Sir John Schorne (died 1313) was rector of North Marston in the English county of Buckinghamshire. He was a very pious man and was said to have effected many miraculous cures for gout and toothache.

The Schorne Well at North Marston, in Schorne Lane

During a drought, he discovered a well, whose waters were reputed to have miraculous properties. His reputation for holiness was such that he is believed to have cast the devil into a boot. He is often pictured holding a boot with a devil in it, which was thought to be the origin of the child's jack-in-the-box toy. However, the toy did not come about until over 500 years after Schorne's time. When he died, his shrine in the church at North Marston became a popular place of pilgrimage and he was regarded by many as a saint, although he was never canonised. His remains were later moved to St George's Chapel, Windsor, the burial place of English monarchs.

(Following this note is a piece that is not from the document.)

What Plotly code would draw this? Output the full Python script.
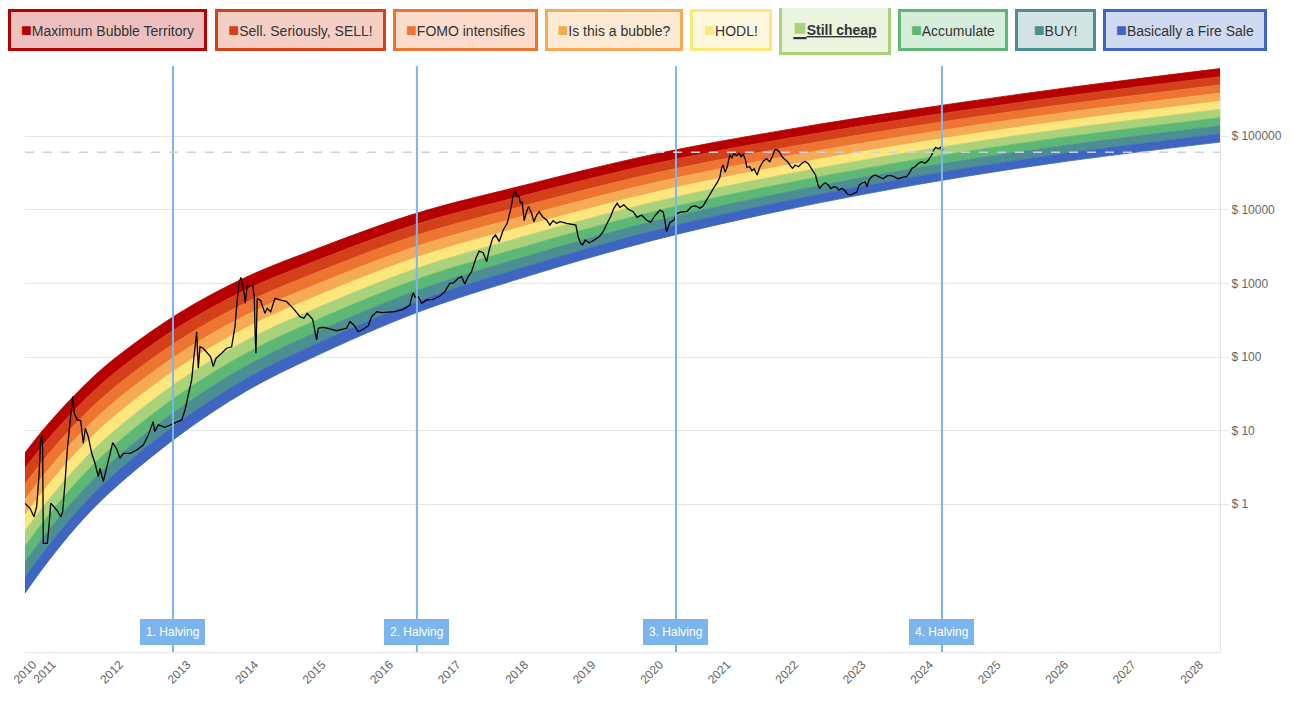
import plotly.graph_objects as go

# ---------------- data ----------------
band_years = [2010.715, 2011.0, 2011.5, 2012.0, 2013.0, 2014.0, 2015.0, 2016.5,
              2018.0, 2020.0, 2022.0, 2024.0, 2026.0, 2028.417]
band_edge_0 = [5.01, 10.7, 33.9, 89.1, 398, 1230, 2880, 8910, 20400, 56200, 123000, 240000, 437000, 832000]
band_edge_1 = [3.08, 6.64, 21.3, 56.8, 260, 828, 1990, 6310, 14800, 41700, 93100, 185000, 338000, 644000]
band_edge_2 = [1.89, 4.10, 13.4, 36.1, 170, 557, 1370, 4470, 10700, 30900, 70500, 142000, 262000, 499000]
band_edge_3 = [1.16, 2.54, 8.45, 23.0, 111, 375, 944, 3160, 7780, 23000, 53500, 109000, 203000, 386000]
band_edge_4 = [0.711, 1.57, 5.32, 14.6, 72.4, 252, 652, 2230, 5640, 17000, 40500, 84000, 157000, 299000]
band_edge_5 = [0.436, 0.973, 3.35, 9.31, 47.4, 170, 449, 1580, 4090, 12600, 30600, 64600, 122000, 232000]
band_edge_6 = [0.267, 0.603, 2.10, 5.93, 31.0, 114, 309, 1120, 2960, 9350, 23200, 49700, 94200, 179000]
band_edge_7 = [0.164, 0.373, 1.32, 3.78, 20.2, 76.7, 213, 792, 2150, 6930, 17500, 38200, 72900, 139000]
band_edge_8 = [0.101, 0.231, 0.834, 2.40, 13.2, 51.6, 147, 560, 1560, 5150, 13300, 29400, 56500, 108000]
band_edge_9 = [0.0618, 0.143, 0.525, 1.53, 8.63, 34.8, 101, 396, 1130, 3820, 10100, 22600, 43800, 83400]

band_names = ["Maximum Bubble Territory", "Sell. Seriously, SELL!", "FOMO intensifies",
              "Is this a bubble?", "HODL!", "Still cheap", "Accumulate", "BUY!",
              "Basically a Fire Sale"]
band_colors = ["#b70000", "#d3401a", "#ee7432", "#f5aa53", "#fde67c",
               "#aad27a", "#5cb874", "#4b8f93", "#3e66c0"]
band_fills = ["rgba(183,0,0,0.25)", "rgba(211,64,26,0.25)", "rgba(238,116,50,0.25)",
              "rgba(245,170,83,0.25)", "rgba(253,230,124,0.25)", "rgba(170,210,122,0.25)",
              "rgba(92,184,116,0.25)", "rgba(75,143,147,0.25)", "rgba(62,102,192,0.25)"]

price_years = [
    2010.715, 2010.789, 2010.848, 2010.888, 2010.922, 2010.948, 2010.967, 2010.977, 2010.986, 2011.045,
    2011.066, 2011.096, 2011.134, 2011.193, 2011.244, 2011.273, 2011.307, 2011.341, 2011.381, 2011.421,
    2011.445, 2011.490, 2011.540, 2011.578, 2011.608, 2011.652, 2011.703, 2011.752, 2011.801, 2011.826,
    2011.875, 2011.949, 2012.014, 2012.073, 2012.122, 2012.171, 2012.270, 2012.369, 2012.467, 2012.541,
    2012.615, 2012.636, 2012.689, 2012.788, 2012.873, 2012.962, 2013.036, 2013.085, 2013.133, 2013.184,
    2013.218, 2013.258, 2013.282, 2013.307, 2013.356, 2013.415, 2013.465, 2013.504, 2013.544, 2013.628,
    2013.702, 2013.776, 2013.825, 2013.859, 2013.889, 2013.914, 2013.958, 2013.978, 2014.007, 2014.087,
    2014.111, 2014.126, 2014.136, 2014.155, 2014.206, 2014.269, 2014.303, 2014.354, 2014.417, 2014.491,
    2014.591, 2014.689, 2014.788, 2014.847, 2014.896, 2014.976, 2015.035, 2015.059, 2015.133, 2015.232,
    2015.331, 2015.479, 2015.528, 2015.587, 2015.651, 2015.725, 2015.799, 2015.850, 2015.924, 2015.998,
    2016.081, 2016.195, 2016.318, 2016.417, 2016.446, 2016.466, 2016.495, 2016.540, 2016.590, 2016.664,
    2016.762, 2016.861, 2016.935, 2017.009, 2017.058, 2017.132, 2017.182, 2017.231, 2017.280, 2017.330,
    2017.394, 2017.443, 2017.502, 2017.553, 2017.591, 2017.642, 2017.686, 2017.739, 2017.799, 2017.858,
    2017.913, 2017.947, 2017.972, 2017.997, 2018.031, 2018.056, 2018.080, 2018.110, 2018.145, 2018.175,
    2018.219, 2018.253, 2018.293, 2018.332, 2018.382, 2018.441, 2018.490, 2018.539, 2018.589, 2018.648,
    2018.737, 2018.875, 2018.909, 2018.945, 2018.974, 2019.013, 2019.072, 2019.132, 2019.220, 2019.280,
    2019.339, 2019.389, 2019.438, 2019.487, 2019.527, 2019.586, 2019.650, 2019.724, 2019.783, 2019.848,
    2019.922, 2019.982, 2020.045, 2020.119, 2020.168, 2020.193, 2020.218, 2020.267, 2020.326, 2020.375,
    2020.440, 2020.523, 2020.588, 2020.652, 2020.712, 2020.760, 2020.811, 2020.870, 2020.919, 2020.968,
    2021.008, 2021.033, 2021.057, 2021.086, 2021.116, 2021.141, 2021.160, 2021.185, 2021.215, 2021.255,
    2021.294, 2021.323, 2021.353, 2021.388, 2021.408, 2021.452, 2021.482, 2021.516, 2021.560, 2021.600,
    2021.649, 2021.699, 2021.748, 2021.788, 2021.822, 2021.862, 2021.896, 2021.936, 2021.975, 2022.015,
    2022.055, 2022.085, 2022.123, 2022.173, 2022.222, 2022.271, 2022.321, 2022.351, 2022.389, 2022.425,
    2022.463, 2022.488, 2022.528, 2022.573, 2022.617, 2022.651, 2022.696, 2022.736, 2022.770, 2022.819,
    2022.863, 2022.898, 2022.937, 2022.988, 2023.037, 2023.071, 2023.115, 2023.160, 2023.189, 2023.219,
    2023.259, 2023.308, 2023.367, 2023.426, 2023.486, 2023.536, 2023.585, 2023.649, 2023.714, 2023.773,
    2023.812, 2023.852, 2023.900, 2023.951, 2024.000, 2024.048, 2024.099, 2024.148, 2024.177, 2024.207,
    2024.247, 2024.277, 2024.296, 2024.315]
price_usd = [
    1.03, 0.882, 0.679, 0.928, 2.37, 7.88, 8.29, 5.47, 0.295, 0.295,
    0.447, 1.03, 0.948, 0.818, 0.679, 0.793, 1.93, 5.47, 12.6, 29.0,
    17.2, 14.0, 13.7, 6.74, 10.8, 8.29, 4.93, 3.61, 2.37, 3.08,
    2.03, 4.00, 6.87, 5.64, 4.22, 4.93, 4.93, 5.47, 6.39, 8.74,
    13.3, 9.69, 12.0, 11.1, 12.0, 12.8, 14.0, 19.1, 29.0, 48.9,
    101, 221, 70.4, 138, 132, 113, 101, 74.1, 96.3, 113,
    132, 138, 259, 597, 1060, 1210, 774, 538, 925, 954,
    662, 189, 113, 629, 584, 394, 460, 414, 629, 597,
    566, 460, 354, 337, 394, 326, 171, 246, 254, 241,
    228, 246, 303, 273, 221, 239, 265, 354, 414, 401,
    410, 414, 446, 510, 662, 750, 649, 662, 538, 597,
    610, 676, 774, 1010, 1010, 1180, 1240, 985, 1240, 1450,
    2200, 2760, 2620, 1980, 2850, 4110, 4560, 3700, 5330, 6580,
    10500, 15900, 18200, 15100, 15500, 12300, 12900, 7130, 9450, 11100,
    8990, 6920, 8520, 9450, 8080, 7290, 6230, 7130, 6580, 6920,
    6580, 6230, 4320, 3520, 3340, 3900, 3580, 3820, 4320, 5060,
    6580, 8080, 10500, 12300, 10800, 11700, 10200, 9450, 7930, 8520,
    7290, 6780, 8260, 9970, 9360, 7290, 5060, 6700, 7290, 8990,
    9360, 9570, 11100, 11300, 10500, 11300, 13600, 17100, 20000, 23400,
    27700, 36700, 40700, 32400, 37900, 48700, 55700, 50200, 58700, 54500,
    58700, 52800, 57500, 47600, 37900, 38600, 34100, 36300, 29800, 37900,
    45700, 49600, 45200, 54000, 65200, 65200, 59900, 51800, 47600, 44700,
    39500, 36700, 40700, 38600, 43000, 45700, 42000, 37900, 33000, 29800,
    21800, 19700, 22000, 23400, 21600, 19400, 20700, 20300, 18600, 19700,
    18200, 16400, 15900, 16800, 17500, 21600, 23200, 23900, 20700, 25500,
    28300, 29800, 28300, 26500, 28900, 29500, 28300, 26500, 27700, 28300,
    31400, 36700, 38600, 43000, 45200, 43000, 47600, 56200, 65200, 70900,
    67800, 70900, 63700, 66600]

halving_years = [2012.907, 2016.520, 2020.358, 2024.298]
halving_labels = ["1. Halving", "2. Halving", "3. Halving", "4. Halving"]
reference_price = 60600

year_tick_values = [2010.7155, 2011, 2012, 2013, 2014, 2015, 2016, 2017, 2018, 2019,
                    2020, 2021, 2022, 2023, 2024, 2025, 2026, 2027, 2028]
year_tick_labels = ["2010", "2011", "2012", "2013", "2014", "2015", "2016", "2017", "2018", "2019",
                    "2020", "2021", "2022", "2023", "2024", "2025", "2026", "2027", "2028"]
price_tick_values = [1, 10, 100, 1000, 10000, 100000]
price_tick_labels = ["$ 1", "$ 10", "$ 100", "$ 1000", "$ 10000", "$ 100000"]

# legend box geometry (page pixels)
legend_centers = [107.5, 300.5, 465.5, 614, 731, 835, 953, 1055.5, 1185]
legend_widths = [199, 171, 145, 138, 82, 112, 110, 81, 164]

# ---------------- layout geometry ----------------
BODY = 8                      # default page margin of the html body
PAGE_L, PAGE_R, PAGE_T, PAGE_B = 25, 1220, 66, 652   # plot area on the page
W, H = 1294 - BODY, 701 - 2 * BODY
ML = PAGE_L - BODY
MT = PAGE_T - BODY
PW = PAGE_R - PAGE_L
PH = PAGE_B - PAGE_T
MR = W - ML - PW
MB = H - MT - PH
FONT = "Liberation Sans, Arial, Helvetica, sans-serif"

edges = [band_edge_0, band_edge_1, band_edge_2, band_edge_3, band_edge_4,
         band_edge_5, band_edge_6, band_edge_7, band_edge_8, band_edge_9]

fig = go.Figure()
fig.add_trace(go.Scatter(x=band_years, y=edges[9], mode="lines",
                         line=dict(width=0.8, color=band_colors[8], shape="spline"),
                         hoverinfo="skip", showlegend=False))
for k in range(8, -1, -1):
    fig.add_trace(go.Scatter(x=band_years, y=edges[k], mode="lines", fill="tonexty",
                             fillcolor=band_colors[k],
                             line=dict(width=0.8, color=band_colors[k], shape="spline"),
                             name=band_names[k], hoverinfo="skip", showlegend=False))

fig.add_trace(go.Scatter(x=price_years, y=price_usd, mode="lines",
                         line=dict(color="#000000", width=1.3),
                         name="Price", showlegend=False))

shapes = []
for hy in halving_years:
    shapes.append(dict(type="line", xref="x", yref="paper", x0=hy, x1=hy, y0=0, y1=1,
                       line=dict(color="#7cb5ec", width=2), layer="above"))
shapes.append(dict(type="line", xref="paper", yref="y", x0=0, x1=1,
                   y0=reference_price, y1=reference_price,
                   line=dict(color="#c8cfe6", width=1.5, dash="dash"), layer="above"))

annotations = []
for hy, lab in zip(halving_years, halving_labels):
    annotations.append(dict(x=hy, xref="x", y=(PAGE_B - 632) / PH, yref="paper",
                            text=lab, showarrow=False,
                            font=dict(family=FONT, size=12, color="#ffffff"),
                            bgcolor="#7cb5ec", bordercolor="#7cb5ec", borderwidth=1,
                            borderpad=5, xanchor="center", yanchor="middle"))

for i, name in enumerate(band_names):
    c = band_colors[i]
    if name == "Still cheap":
        txt = ("<u><span style='color:%s;font-size:22px'>■</span><b>%s</b></u>" % (c, name))
        cy, bh = 27.5, 55
    else:
        txt = "<span style='color:%s;font-size:18px'>■</span>%s" % (c, name)
        cy, bh = 30, 42
    annotations.append(dict(x=(legend_centers[i] - PAGE_L) / PW, xref="paper",
                            y=(PAGE_B - cy) / PH, yref="paper",
                            text=txt, showarrow=False,
                            font=dict(family=FONT, size=14, color="#333333"),
                            bgcolor=band_fills[i], bordercolor=c, borderwidth=3,
                            borderpad=0, width=legend_widths[i] - 6, height=bh - 6,
                            xanchor="center", yanchor="middle", align="center"))

fig.update_layout(
    width=W, height=H,
    margin=dict(l=ML, r=MR, t=MT, b=MB, pad=0, autoexpand=False),
    paper_bgcolor="#ffffff", plot_bgcolor="#ffffff",
    font=dict(family=FONT, color="#666666"),
    shapes=shapes, annotations=annotations,
    showlegend=False,
    xaxis=dict(type="linear", range=[2010.715, 2028.417], automargin=False,
               tickmode="array", tickvals=year_tick_values, ticktext=year_tick_labels,
               tickangle=-45, tickfont=dict(size=12, color="#666666", family=FONT),
               ticklabelshift=8, ticklabeloverflow="allow",
               showgrid=False, zeroline=False, showline=True, linecolor="#e6e6e6",
               linewidth=1, ticks=""),
    yaxis=dict(type="log", range=[-2.007, 5.955], side="right", automargin=False,
               tickmode="array", tickvals=price_tick_values, ticktext=price_tick_labels,
               tickfont=dict(size=12, color="#666666", family=FONT),
               showgrid=True, gridcolor="#e6e6e6", gridwidth=1, zeroline=False,
               showline=True, linecolor="#e6e6e6", linewidth=1,
               ticks="outside", ticklen=8, tickcolor="#e6e6e6"),
)

fig.write_html("out.html")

Henry VIII, who was buried there, went on pilgrimage to Schorne's Well in July 1511[1] and May 1521.[2] The Holy Well was renovated in 2004/2005 and may still be seen in North Marston.

There was a rector in Princes Risborough in Buckinghamshire called John de Schorne circa 1289, according to the list of rectors in the front of the parish register. It is likely to be the same person, though this is difficult to confirm for certain.[3]

One of the two team benefices in Claydon Deanery is named after Schorne to this day.